In practice, various packages can be used to analyze data and report results
from IV designs. Although the built-in Stata command `ivregress`

is often used
to create the final results, the built-in packages are not sufficient on their
own. The first stage of the design should be tested extensively to demonstrate
the strength of the relationship between the instrument and the treatment
variable being instrumented (Stock and Yogo (2005)). This testing can be done using the
`weakiv`

and `weakivtest`

commands (Pflueger and Wang (2015)). Additionally, tests
should be run that identify and exclude individual observations or clusters that
have extreme effects on the estimator, using customized bootstrap or
leave-one-out approaches (Young 2019). Finally, bounds can be constructed
allowing for imperfections in the exogeneity of the instrument using loosened
assumptions, particularly when the underlying instrument is not directly
randomized (Clarke and Matta (2018)).

### Matching

*Matching* methods use observable characteristics of individuals to construct
treatment and control groups that are as similar as possible to each other,
either before a randomization process or after the collection of nonrandomized
data (see the DIME Wiki at https://dimewiki.worldbank.org/Matching). Matching
groups of observations within a data set may result in one-to-one matches or the
creation of mutually matched groups; the result of a matching process is similar
in concept to the use of randomization strata. In this way, the method can be
conceptualized as averaging across the results of a large number of
“micro-experiments” in which the units in each potential treatment group are
verifiably similar except for their treatment status.
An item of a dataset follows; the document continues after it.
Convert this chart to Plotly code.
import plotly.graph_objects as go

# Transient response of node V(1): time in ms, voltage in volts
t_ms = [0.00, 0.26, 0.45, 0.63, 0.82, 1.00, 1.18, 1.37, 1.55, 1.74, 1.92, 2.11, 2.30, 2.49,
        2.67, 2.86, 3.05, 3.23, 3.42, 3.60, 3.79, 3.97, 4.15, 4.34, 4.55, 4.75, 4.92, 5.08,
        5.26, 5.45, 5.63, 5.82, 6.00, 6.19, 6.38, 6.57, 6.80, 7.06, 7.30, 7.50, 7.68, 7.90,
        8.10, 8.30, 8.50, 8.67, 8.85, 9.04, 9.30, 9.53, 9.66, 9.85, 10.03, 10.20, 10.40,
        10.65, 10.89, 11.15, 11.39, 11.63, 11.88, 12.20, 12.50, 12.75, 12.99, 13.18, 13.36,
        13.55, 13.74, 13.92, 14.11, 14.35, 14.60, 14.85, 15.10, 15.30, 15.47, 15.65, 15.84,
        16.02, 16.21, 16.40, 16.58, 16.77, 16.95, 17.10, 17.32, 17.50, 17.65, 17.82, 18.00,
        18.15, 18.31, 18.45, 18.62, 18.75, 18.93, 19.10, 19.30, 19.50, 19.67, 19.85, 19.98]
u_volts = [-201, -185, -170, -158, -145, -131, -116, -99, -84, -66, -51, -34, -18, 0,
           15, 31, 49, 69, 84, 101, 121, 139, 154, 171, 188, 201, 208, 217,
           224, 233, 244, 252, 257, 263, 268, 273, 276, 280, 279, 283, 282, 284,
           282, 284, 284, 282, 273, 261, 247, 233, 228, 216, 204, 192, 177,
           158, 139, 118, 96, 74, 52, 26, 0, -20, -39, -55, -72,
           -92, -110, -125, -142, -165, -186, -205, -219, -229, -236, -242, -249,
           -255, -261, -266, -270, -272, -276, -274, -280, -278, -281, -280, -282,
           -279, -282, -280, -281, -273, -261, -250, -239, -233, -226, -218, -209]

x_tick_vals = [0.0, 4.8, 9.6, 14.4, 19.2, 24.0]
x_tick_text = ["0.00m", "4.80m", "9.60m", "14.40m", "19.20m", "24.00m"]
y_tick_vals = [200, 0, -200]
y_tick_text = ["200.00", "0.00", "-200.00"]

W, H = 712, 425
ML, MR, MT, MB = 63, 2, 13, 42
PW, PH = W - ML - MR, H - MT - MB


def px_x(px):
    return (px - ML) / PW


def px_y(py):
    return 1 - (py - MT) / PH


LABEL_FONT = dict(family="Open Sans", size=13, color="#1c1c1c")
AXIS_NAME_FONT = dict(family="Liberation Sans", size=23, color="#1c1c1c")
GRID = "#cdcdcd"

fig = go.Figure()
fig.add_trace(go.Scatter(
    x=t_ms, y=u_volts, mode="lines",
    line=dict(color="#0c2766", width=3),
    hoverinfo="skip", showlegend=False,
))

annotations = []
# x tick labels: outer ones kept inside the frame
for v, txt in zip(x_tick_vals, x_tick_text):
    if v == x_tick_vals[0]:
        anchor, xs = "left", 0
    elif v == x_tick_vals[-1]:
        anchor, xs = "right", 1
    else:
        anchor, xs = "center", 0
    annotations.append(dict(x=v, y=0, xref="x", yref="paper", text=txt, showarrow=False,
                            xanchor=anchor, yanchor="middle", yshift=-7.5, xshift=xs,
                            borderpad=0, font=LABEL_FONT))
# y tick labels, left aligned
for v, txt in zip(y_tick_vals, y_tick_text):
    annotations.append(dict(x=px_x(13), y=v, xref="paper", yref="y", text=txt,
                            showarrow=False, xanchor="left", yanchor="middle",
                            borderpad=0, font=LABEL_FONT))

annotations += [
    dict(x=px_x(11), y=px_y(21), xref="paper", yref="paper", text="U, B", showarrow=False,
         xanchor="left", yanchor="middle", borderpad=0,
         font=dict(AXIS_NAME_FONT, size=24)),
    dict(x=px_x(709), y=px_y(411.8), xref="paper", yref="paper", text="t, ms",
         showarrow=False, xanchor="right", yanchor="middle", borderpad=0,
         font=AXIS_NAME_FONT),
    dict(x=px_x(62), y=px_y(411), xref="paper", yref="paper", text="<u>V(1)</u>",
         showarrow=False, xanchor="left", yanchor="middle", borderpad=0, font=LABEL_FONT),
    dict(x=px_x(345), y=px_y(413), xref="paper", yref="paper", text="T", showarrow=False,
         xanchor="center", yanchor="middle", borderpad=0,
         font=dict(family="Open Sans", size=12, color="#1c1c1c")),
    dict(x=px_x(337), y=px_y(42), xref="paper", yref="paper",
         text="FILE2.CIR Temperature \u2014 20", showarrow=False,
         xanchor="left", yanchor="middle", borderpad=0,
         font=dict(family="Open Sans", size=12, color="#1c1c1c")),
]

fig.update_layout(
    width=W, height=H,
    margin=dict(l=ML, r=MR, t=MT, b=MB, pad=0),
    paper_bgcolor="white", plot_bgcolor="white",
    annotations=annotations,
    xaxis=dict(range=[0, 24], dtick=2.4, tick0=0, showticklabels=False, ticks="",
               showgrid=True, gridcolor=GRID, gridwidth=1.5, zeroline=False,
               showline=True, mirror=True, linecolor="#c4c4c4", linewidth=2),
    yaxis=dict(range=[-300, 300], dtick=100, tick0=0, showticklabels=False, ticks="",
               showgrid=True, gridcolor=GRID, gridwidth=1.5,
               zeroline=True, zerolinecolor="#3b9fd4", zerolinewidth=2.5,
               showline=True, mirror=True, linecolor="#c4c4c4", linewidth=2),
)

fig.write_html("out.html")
When matching is performed before a randomization process, it can be done on any observable characteristics, including baseline outcomes, if they are available. The randomization should record an indicator identifier for each matching set, as these sets become equivalent to randomization strata and require controls in analysis. This approach reduces the number of potential randomizations dramatically from the possible number that would be available if the matching was not conducted and therefore reduces the variance caused by the study design.
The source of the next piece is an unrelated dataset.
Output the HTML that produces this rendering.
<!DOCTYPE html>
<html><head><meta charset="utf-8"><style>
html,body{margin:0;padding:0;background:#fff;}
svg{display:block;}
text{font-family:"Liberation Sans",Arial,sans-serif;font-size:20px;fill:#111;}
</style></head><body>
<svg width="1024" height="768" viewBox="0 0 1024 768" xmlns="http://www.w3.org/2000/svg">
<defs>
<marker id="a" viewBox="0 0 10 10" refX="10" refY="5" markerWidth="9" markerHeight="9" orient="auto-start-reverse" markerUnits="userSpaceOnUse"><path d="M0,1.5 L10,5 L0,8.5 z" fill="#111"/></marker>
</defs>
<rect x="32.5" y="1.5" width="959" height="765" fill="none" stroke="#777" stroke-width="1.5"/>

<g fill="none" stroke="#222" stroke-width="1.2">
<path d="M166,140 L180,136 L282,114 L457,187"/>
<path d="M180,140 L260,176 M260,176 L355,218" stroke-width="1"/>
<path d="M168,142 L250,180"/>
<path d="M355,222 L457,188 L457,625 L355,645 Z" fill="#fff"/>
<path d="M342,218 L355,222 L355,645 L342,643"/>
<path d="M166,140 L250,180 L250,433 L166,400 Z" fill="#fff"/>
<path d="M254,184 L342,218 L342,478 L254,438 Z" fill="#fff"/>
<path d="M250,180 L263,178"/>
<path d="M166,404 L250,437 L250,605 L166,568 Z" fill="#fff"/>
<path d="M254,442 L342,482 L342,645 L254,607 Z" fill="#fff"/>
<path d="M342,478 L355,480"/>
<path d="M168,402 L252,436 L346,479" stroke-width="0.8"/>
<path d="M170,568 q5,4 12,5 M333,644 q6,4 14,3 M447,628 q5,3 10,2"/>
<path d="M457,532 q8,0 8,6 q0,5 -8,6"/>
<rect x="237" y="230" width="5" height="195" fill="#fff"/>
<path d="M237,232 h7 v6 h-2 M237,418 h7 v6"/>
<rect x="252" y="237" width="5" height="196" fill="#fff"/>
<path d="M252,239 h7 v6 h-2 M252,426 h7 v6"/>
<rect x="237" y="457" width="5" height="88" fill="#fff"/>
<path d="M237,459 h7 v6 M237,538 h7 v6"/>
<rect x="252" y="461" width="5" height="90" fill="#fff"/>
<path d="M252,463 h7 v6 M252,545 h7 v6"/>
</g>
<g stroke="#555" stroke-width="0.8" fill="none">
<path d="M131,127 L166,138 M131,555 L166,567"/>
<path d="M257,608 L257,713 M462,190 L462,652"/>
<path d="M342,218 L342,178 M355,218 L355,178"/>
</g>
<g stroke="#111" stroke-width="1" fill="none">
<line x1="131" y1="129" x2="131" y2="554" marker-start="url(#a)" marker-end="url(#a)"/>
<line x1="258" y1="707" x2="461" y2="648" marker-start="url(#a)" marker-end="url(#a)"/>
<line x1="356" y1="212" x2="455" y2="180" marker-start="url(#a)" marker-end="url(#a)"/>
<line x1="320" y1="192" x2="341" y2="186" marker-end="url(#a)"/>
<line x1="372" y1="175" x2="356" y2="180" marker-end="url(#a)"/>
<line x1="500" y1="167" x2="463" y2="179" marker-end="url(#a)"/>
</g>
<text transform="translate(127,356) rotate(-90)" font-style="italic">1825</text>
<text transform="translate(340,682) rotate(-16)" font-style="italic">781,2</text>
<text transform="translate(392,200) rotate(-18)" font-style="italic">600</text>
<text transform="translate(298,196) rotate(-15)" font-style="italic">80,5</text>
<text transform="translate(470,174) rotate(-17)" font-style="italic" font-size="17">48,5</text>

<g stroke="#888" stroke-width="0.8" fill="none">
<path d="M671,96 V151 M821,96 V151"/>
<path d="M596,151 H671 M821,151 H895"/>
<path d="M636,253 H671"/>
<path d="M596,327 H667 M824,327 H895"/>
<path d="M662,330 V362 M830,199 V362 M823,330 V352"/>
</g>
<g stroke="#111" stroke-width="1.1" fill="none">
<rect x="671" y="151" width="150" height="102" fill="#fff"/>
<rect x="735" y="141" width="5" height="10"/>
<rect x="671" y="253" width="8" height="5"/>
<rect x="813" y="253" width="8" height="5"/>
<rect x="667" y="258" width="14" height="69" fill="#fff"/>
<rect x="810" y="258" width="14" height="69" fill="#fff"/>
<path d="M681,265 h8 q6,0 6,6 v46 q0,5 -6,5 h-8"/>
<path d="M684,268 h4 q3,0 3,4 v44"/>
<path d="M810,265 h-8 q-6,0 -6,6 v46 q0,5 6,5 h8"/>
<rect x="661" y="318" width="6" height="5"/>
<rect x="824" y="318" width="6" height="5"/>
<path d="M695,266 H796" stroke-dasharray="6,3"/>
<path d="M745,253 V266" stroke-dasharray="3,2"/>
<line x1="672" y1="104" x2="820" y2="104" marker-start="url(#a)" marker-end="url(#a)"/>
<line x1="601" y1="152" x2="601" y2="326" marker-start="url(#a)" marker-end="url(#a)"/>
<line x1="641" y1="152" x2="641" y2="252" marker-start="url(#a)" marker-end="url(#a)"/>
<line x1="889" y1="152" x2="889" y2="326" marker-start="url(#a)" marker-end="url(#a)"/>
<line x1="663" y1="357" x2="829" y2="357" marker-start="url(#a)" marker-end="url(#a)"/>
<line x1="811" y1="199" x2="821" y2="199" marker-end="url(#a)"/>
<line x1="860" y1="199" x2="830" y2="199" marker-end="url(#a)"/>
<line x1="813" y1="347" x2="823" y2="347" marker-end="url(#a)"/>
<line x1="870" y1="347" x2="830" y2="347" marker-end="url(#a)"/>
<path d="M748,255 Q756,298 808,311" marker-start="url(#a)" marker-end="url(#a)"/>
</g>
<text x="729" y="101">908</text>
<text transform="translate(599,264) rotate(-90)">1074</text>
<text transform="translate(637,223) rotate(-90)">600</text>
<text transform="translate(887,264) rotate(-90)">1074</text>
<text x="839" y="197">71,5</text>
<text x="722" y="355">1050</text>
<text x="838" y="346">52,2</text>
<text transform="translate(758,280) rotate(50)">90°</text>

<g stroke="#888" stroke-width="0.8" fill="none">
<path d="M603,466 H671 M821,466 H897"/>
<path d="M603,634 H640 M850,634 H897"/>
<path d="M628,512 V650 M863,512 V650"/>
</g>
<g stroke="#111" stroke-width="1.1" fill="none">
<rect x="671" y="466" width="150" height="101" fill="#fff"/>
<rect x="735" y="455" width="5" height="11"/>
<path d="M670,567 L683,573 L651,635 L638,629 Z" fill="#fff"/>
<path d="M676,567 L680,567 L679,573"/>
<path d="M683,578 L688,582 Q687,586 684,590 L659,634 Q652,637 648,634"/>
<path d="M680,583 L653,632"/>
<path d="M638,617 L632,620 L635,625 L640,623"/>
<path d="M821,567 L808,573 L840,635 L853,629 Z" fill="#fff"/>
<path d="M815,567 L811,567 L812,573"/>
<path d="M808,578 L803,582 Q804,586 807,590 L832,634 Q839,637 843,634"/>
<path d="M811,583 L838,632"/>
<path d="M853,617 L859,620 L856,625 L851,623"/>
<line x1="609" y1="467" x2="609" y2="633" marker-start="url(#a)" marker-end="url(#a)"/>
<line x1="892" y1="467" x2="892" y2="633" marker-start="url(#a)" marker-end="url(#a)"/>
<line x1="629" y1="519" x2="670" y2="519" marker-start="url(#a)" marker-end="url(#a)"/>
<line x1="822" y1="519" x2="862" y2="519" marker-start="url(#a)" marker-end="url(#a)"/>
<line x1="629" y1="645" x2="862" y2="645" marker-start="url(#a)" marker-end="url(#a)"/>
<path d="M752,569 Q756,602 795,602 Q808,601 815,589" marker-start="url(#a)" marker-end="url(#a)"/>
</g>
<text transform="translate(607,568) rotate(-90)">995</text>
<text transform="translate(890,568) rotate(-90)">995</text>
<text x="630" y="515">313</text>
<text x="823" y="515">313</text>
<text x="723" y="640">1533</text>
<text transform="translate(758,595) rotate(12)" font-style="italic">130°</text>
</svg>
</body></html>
When matching is done ex post in order to substitute for randomization, it is
based on the assertion that, within the matched groups, the assignment of
treatment is as good as random. However, because many matching models rely on a
specific linear model, such as *propensity score matching* (PSM), they are open
to the criticism of “specification searching,” meaning that researchers can try
different models of matching until one, by chance, leads to the desired result.
Analytical approaches have shown that the better the fit of the matching model,
the more likely it is to have arisen by chance and therefore to be biased
(King and Nielsen (2019)). Newer methods, such as *coarsened exact matching*
(Iacus, King, and Porro (2012)), are designed to remove some of the dependence on functional
form. In all ex post cases, prespecification of the exact matching model can
prevent some of the potential criticisms on this front, but ex post matching in
general is not regarded as a strong identification strategy.
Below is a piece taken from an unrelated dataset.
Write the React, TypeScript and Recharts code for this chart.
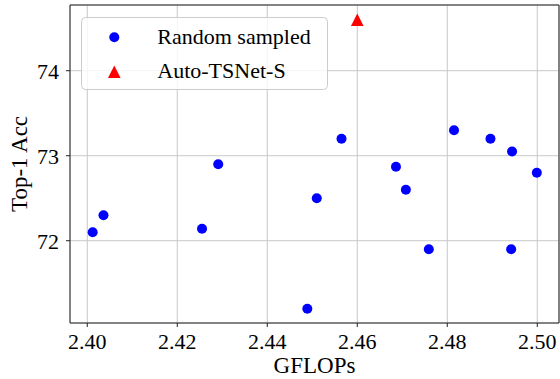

Analysis of data from matching designs is relatively straightforward; the
simplest design only requires using controls (indicator variables) for each
group or, in the case of propensity scoring and similar approaches, weighting
the data appropriately in order to balance the analytical samples on the
selected variables. The `teffects`

suite in Stata provides a wide variety of
estimators and analytical tools for various designs (Cooperative (2015)). The coarsened
exact matching (`cem`

) package applies the nonparametric approach
(Blackwell et al. (2009)). The `iematch`

command in the `ietoolkit`

package produces
matchings based on a single continuous matching variable (see the DIME Wiki at
https://dimewiki.worldbank.org/iematch). In any of these cases, detailed
reporting of the matching model is required, including the resulting effective
weights of observations, because in some cases the lack of overlapping supports
for treatment and control means that a large number of observations will be
weighted near zero and the estimated effect will be generated using a subset of
the data.

### Synthetic control

*Synthetic control* is a relatively new method for the case when appropri- ate
counterfactual units do not exist for a treatment of interest, and often there
are very few (or only one) treatment units (Abadie, Diamond, and Hainmueller (2015)). For
example, finding valid comparators for state- or national-level policy changes
that can be analyzed only as a single unit is typically very difficult because
the set of potential comparators is usually small and diverse with no close
matches for the treated unit. Intuitively, the synthetic control method works by
constructing a counterfactual version of the treated unit using an average of
the other units available (Abadie, Diamond, and Hainmueller (2010)). This approach is particularly
effective when the lower-level components of the units would be directly
comparable: people, households, businesses, and so on in the case of states and
countries or passengers or cargo shipments in the case of transport corridors,
for example (Gobillon and Magnac (2016)). In those situations, the average of the
untreated units can be thought of as balancing because it matches the
composition of the treated unit.

To construct this estimator, the synthetic control method requires retrospective
data on the treatment unit and possible comparators, including historical data
on the outcome of interest for all units (for an example, see
Fernandes, Hillberry, and Berg (2016)). The counterfactual blend is chosen by optimizing the
prediction of past outcomes on the basis of potential input characteristics and
typically selects a small set of comparators to weight into the final analysis.
These data sets therefore may not have a large number of variables or
observations, but the extent of the time series both before and after
implementation of the treatment are key sources of power for the estimate, as
are the number of counterfactual units available. Visualizations are often
excellent demonstrations of these results. The `synth`

package provides
functionality for use in Stata and R; however, because the number of possible
parameters and implementations of the design is large, the package can be
complex to operate (Abadie, Diamond, and Hainmueller (2014)).